# [WRITTEN EXERCISE]
All the data should be repeated exactly. Any image in it is left out.

# [SUPPLIED INFORMATION]
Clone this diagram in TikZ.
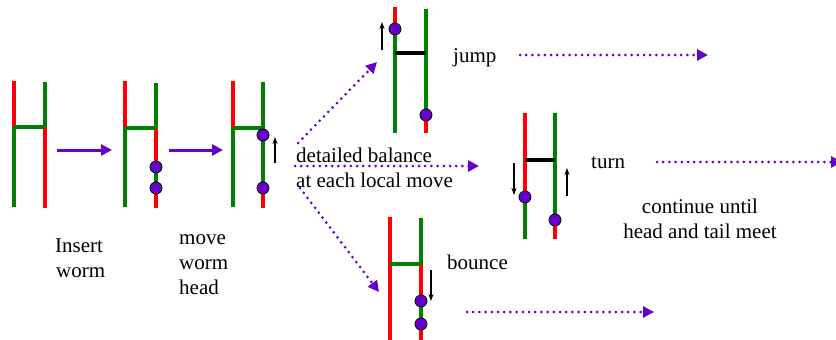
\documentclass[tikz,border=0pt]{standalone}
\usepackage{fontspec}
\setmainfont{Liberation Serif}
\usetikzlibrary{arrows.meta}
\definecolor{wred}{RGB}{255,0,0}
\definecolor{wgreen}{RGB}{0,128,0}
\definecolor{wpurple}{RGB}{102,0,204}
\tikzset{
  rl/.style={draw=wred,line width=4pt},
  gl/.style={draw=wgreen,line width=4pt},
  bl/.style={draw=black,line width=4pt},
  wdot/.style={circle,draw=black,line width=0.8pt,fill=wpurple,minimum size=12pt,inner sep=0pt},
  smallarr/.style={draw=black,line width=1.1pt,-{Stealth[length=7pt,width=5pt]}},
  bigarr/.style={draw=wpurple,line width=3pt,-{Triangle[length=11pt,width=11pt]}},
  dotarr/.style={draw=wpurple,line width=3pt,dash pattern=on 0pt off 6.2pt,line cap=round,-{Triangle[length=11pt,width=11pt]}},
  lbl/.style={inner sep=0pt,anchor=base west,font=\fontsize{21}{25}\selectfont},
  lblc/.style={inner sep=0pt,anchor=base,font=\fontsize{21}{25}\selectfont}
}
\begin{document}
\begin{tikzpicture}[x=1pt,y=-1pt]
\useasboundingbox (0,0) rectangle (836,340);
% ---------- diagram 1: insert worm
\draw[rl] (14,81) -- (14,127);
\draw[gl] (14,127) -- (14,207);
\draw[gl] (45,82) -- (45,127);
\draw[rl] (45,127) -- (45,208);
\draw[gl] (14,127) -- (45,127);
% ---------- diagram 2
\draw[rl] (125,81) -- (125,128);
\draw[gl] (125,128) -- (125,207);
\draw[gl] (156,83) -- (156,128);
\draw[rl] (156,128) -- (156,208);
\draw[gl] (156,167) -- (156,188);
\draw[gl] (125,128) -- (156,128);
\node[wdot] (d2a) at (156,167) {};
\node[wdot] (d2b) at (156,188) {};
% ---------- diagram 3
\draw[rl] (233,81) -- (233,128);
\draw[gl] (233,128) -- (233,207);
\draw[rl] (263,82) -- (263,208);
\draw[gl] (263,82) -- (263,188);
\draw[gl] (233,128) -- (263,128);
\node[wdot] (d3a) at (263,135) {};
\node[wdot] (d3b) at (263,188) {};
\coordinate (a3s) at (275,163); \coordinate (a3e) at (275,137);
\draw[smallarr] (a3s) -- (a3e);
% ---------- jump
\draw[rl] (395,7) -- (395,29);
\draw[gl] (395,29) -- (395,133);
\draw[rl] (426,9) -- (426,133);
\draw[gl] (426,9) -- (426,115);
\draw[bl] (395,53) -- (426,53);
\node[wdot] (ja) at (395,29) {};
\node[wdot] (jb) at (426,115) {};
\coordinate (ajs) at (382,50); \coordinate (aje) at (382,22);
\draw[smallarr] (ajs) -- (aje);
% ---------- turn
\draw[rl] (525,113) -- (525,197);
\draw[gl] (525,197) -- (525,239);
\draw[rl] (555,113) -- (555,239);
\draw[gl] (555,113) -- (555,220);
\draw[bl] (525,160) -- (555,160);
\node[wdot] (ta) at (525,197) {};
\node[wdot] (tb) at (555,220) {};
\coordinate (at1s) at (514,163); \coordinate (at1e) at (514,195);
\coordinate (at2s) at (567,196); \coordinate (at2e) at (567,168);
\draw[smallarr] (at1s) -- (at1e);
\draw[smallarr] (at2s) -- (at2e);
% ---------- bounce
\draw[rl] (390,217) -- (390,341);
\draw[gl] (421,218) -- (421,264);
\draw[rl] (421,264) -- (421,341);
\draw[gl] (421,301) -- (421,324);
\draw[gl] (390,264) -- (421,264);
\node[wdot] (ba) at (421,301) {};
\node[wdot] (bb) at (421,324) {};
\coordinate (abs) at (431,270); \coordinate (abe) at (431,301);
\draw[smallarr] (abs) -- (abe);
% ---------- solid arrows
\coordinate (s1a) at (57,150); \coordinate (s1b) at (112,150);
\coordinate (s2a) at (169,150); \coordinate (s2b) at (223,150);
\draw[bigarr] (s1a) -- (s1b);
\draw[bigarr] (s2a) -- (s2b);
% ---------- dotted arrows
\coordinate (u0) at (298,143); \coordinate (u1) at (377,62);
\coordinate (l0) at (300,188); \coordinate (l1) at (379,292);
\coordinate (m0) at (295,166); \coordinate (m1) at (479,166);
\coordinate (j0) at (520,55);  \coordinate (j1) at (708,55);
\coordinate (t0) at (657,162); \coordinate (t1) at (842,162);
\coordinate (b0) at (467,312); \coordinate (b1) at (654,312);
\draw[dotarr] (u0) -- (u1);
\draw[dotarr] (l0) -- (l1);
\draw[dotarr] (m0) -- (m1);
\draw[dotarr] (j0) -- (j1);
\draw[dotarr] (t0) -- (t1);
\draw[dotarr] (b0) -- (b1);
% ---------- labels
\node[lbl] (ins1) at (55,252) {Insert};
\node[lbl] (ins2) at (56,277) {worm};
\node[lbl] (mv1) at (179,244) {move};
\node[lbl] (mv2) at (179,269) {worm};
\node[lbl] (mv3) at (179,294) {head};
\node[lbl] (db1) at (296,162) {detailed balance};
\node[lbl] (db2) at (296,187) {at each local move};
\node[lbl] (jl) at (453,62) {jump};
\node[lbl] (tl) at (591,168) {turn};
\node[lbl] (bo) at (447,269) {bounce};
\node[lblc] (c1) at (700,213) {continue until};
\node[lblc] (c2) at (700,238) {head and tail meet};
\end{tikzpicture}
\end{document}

# [FULL RESPONSE]
Clone this diagram in TikZ.
\documentclass[tikz,border=0pt]{standalone}
\usepackage{fontspec}
\setmainfont{Liberation Serif}
\usetikzlibrary{arrows.meta}
\definecolor{wred}{RGB}{255,0,0}
\definecolor{wgreen}{RGB}{0,128,0}
\definecolor{wpurple}{RGB}{102,0,204}
\tikzset{
  rl/.style={draw=wred,line width=4pt},
  gl/.style={draw=wgreen,line width=4pt},
  bl/.style={draw=black,line width=4pt},
  wdot/.style={circle,draw=black,line width=0.8pt,fill=wpurple,minimum size=12pt,inner sep=0pt},
  smallarr/.style={draw=black,line width=1.1pt,-{Stealth[length=7pt,width=5pt]}},
  bigarr/.style={draw=wpurple,line width=3pt,-{Triangle[length=11pt,width=11pt]}},
  dotarr/.style={draw=wpurple,line width=3pt,dash pattern=on 0pt off 6.2pt,line cap=round,-{Triangle[length=11pt,width=11pt]}},
  lbl/.style={inner sep=0pt,anchor=base west,font=\fontsize{21}{25}\selectfont},
  lblc/.style={inner sep=0pt,anchor=base,font=\fontsize{21}{25}\selectfont}
}
\begin{document}
\begin{tikzpicture}[x=1pt,y=-1pt]
\useasboundingbox (0,0) rectangle (836,340);
% ---------- diagram 1: insert worm
\draw[rl] (14,81) -- (14,127);
\draw[gl] (14,127) -- (14,207);
\draw[gl] (45,82) -- (45,127);
\draw[rl] (45,127) -- (45,208);
\draw[gl] (14,127) -- (45,127);
% ---------- diagram 2
\draw[rl] (125,81) -- (125,128);
\draw[gl] (125,128) -- (125,207);
\draw[gl] (156,83) -- (156,128);
\draw[rl] (156,128) -- (156,208);
\draw[gl] (156,167) -- (156,188);
\draw[gl] (125,128) -- (156,128);
\node[wdot] (d2a) at (156,167) {};
\node[wdot] (d2b) at (156,188) {};
% ---------- diagram 3
\draw[rl] (233,81) -- (233,128);
\draw[gl] (233,128) -- (233,207);
\draw[rl] (263,82) -- (263,208);
\draw[gl] (263,82) -- (263,188);
\draw[gl] (233,128) -- (263,128);
\node[wdot] (d3a) at (263,135) {};
\node[wdot] (d3b) at (263,188) {};
\coordinate (a3s) at (275,163); \coordinate (a3e) at (275,137);
\draw[smallarr] (a3s) -- (a3e);
% ---------- jump
\draw[rl] (395,7) -- (395,29);
\draw[gl] (395,29) -- (395,133);
\draw[rl] (426,9) -- (426,133);
\draw[gl] (426,9) -- (426,115);
\draw[bl] (395,53) -- (426,53);
\node[wdot] (ja) at (395,29) {};
\node[wdot] (jb) at (426,115) {};
\coordinate (ajs) at (382,50); \coordinate (aje) at (382,22);
\draw[smallarr] (ajs) -- (aje);
% ---------- turn
\draw[rl] (525,113) -- (525,197);
\draw[gl] (525,197) -- (525,239);
\draw[rl] (555,113) -- (555,239);
\draw[gl] (555,113) -- (555,220);
\draw[bl] (525,160) -- (555,160);
\node[wdot] (ta) at (525,197) {};
\node[wdot] (tb) at (555,220) {};
\coordinate (at1s) at (514,163); \coordinate (at1e) at (514,195);
\coordinate (at2s) at (567,196); \coordinate (at2e) at (567,168);
\draw[smallarr] (at1s) -- (at1e);
\draw[smallarr] (at2s) -- (at2e);
% ---------- bounce
\draw[rl] (390,217) -- (390,341);
\draw[gl] (421,218) -- (421,264);
\draw[rl] (421,264) -- (421,341);
\draw[gl] (421,301) -- (421,324);
\draw[gl] (390,264) -- (421,264);
\node[wdot] (ba) at (421,301) {};
\node[wdot] (bb) at (421,324) {};
\coordinate (abs) at (431,270); \coordinate (abe) at (431,301);
\draw[smallarr] (abs) -- (abe);
% ---------- solid arrows
\coordinate (s1a) at (57,150); \coordinate (s1b) at (112,150);
\coordinate (s2a) at (169,150); \coordinate (s2b) at (223,150);
\draw[bigarr] (s1a) -- (s1b);
\draw[bigarr] (s2a) -- (s2b);
% ---------- dotted arrows
\coordinate (u0) at (298,143); \coordinate (u1) at (377,62);
\coordinate (l0) at (300,188); \coordinate (l1) at (379,292);
\coordinate (m0) at (295,166); \coordinate (m1) at (479,166);
\coordinate (j0) at (520,55);  \coordinate (j1) at (708,55);
\coordinate (t0) at (657,162); \coordinate (t1) at (842,162);
\coordinate (b0) at (467,312); \coordinate (b1) at (654,312);
\draw[dotarr] (u0) -- (u1);
\draw[dotarr] (l0) -- (l1);
\draw[dotarr] (m0) -- (m1);
\draw[dotarr] (j0) -- (j1);
\draw[dotarr] (t0) -- (t1);
\draw[dotarr] (b0) -- (b1);
% ---------- labels
\node[lbl] (ins1) at (55,252) {Insert};
\node[lbl] (ins2) at (56,277) {worm};
\node[lbl] (mv1) at (179,244) {move};
\node[lbl] (mv2) at (179,269) {worm};
\node[lbl] (mv3) at (179,294) {head};
\node[lbl] (db1) at (296,162) {detailed balance};
\node[lbl] (db2) at (296,187) {at each local move};
\node[lbl] (jl) at (453,62) {jump};
\node[lbl] (tl) at (591,168) {turn};
\node[lbl] (bo) at (447,269) {bounce};
\node[lblc] (c1) at (700,213) {continue until};
\node[lblc] (c2) at (700,238) {head and tail meet};
\end{tikzpicture}
\end{document}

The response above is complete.